One of the great things about creating 8-bit art is how simple it is. Think back to how recognizable Mario was in his first outing, even though the graphics were incredibly simple. Or how memes today, like Nyan Cat, can be just as catchy at a glance. Don’t focus so much on getting every detail in there. For example, most of my 8-bit characters don’t have noses, primarily because there is only enough room on the face for the eyes and the mouth. So, since your character won’t be recognized by their face, other attributes become the identifying factor, like wild hair styles, outfits or accessories. Mario had a big nose, a mustache and a hat to identify him, while Sonic was a blue hedgehog with flame red shoes. Start with very simple shapes to create things like the head and the body, then zoom in close to carve out details and add colors. This is the reason why it’s best to have a pixel-by-pixel drawing program. You will literally be adding things dot by dot. And, while it sounds tedious, because your character is tiny, it’s very easy to make changes. It also helps if your character is outlined in black.
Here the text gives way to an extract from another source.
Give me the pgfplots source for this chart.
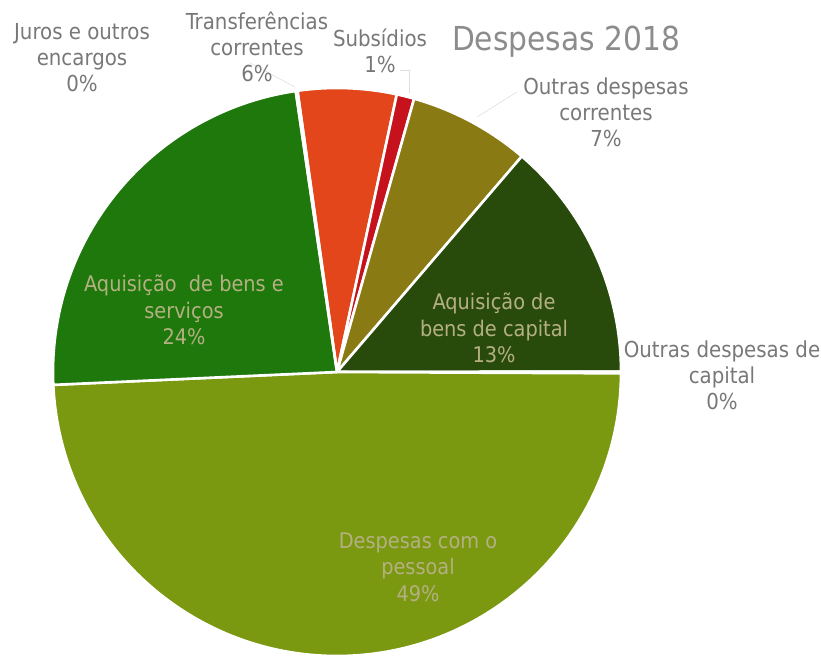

This one isn’t a requirement for more detailed 8-bit characters, but it does help in the beginning to contain the shapes and paint in the colors and shading later.
Step by Step
While I can’t explain exactly how to make the character/object/environment in your head, I can give you a basic step-by-step process to get started. For mine, it starts with one or more shapes. Just use the circle/square tool and draw a very loose interpretation of your object (in my example it is a character). This will help for proportioning and limb placement. Once you’ve got the basic frame down, you can use the pencil tool to start connecting everything together. You may notice, as you do this, that some things don’t look so great when connected. For example, in mine, the character’s shoulders are too broad at the top and his legs are too far apart. This is easy enough to fix by shaving off the edges, using the pencil tool to both erase and draw in new lines. You can also use the selection tool to grab parts of the object (like the legs) and move just that section closer in. After you have everything connected, you can start adding details. Remove any unwanted lines and draw things like hair, symbol (since mine is a super hero) and clothes. Once that is done you can move on to colors. Before worrying about shading, just use the bucket fill tool to layout the basics. Bright colors are easier to see at a distance and help to differentiate the different parts of your character. For shading, you may need to define some custom colors to make sure you get a shade lighter and darker than the primary colors you used. Start by figuring out where your light source is. If it is above and to the left of your character, then all highlights should be on the top and left hand side, with all the shadows being on the right hand side and the bottom. Use your black outline as a guide for where to place the light and dark colors and take some liberties to help shape the body of the character. This is also a good time to add any details you think might make the character better, like, for example, I discovered I had enough room for a nose this time. Now when ever you need to inject the character into a new picture, you can just copy and paste them (defining the white area as transparent).
When designing a level, like in the other examples I’ve shown, it’s best to create it as a series of squares that can be fitted together like puzzle pieces. There are two reasons for this; the first is that older games tended to use this grid-like system in order to make larger levels easier to design. This resulted in sharp edges on terrain, most notably in games like the Legend of Zelda. The second reason is because it gives you the freedom to also make a large level without having to create a single, overly complicated map. Granted, this is assuming the perspective of your game is top-down, but similar concepts could be applied to a side scrolling game.
Play around with it.
I’ve used the 8-bit style of art for a surprising number of applications. Other than the cancelled video game project with friends, I’ve used these little sprites for fan art, tutorials and monster design (for visualization of my writing). It’s a lot of fun, once you get the hang of it, and can produce some useful results.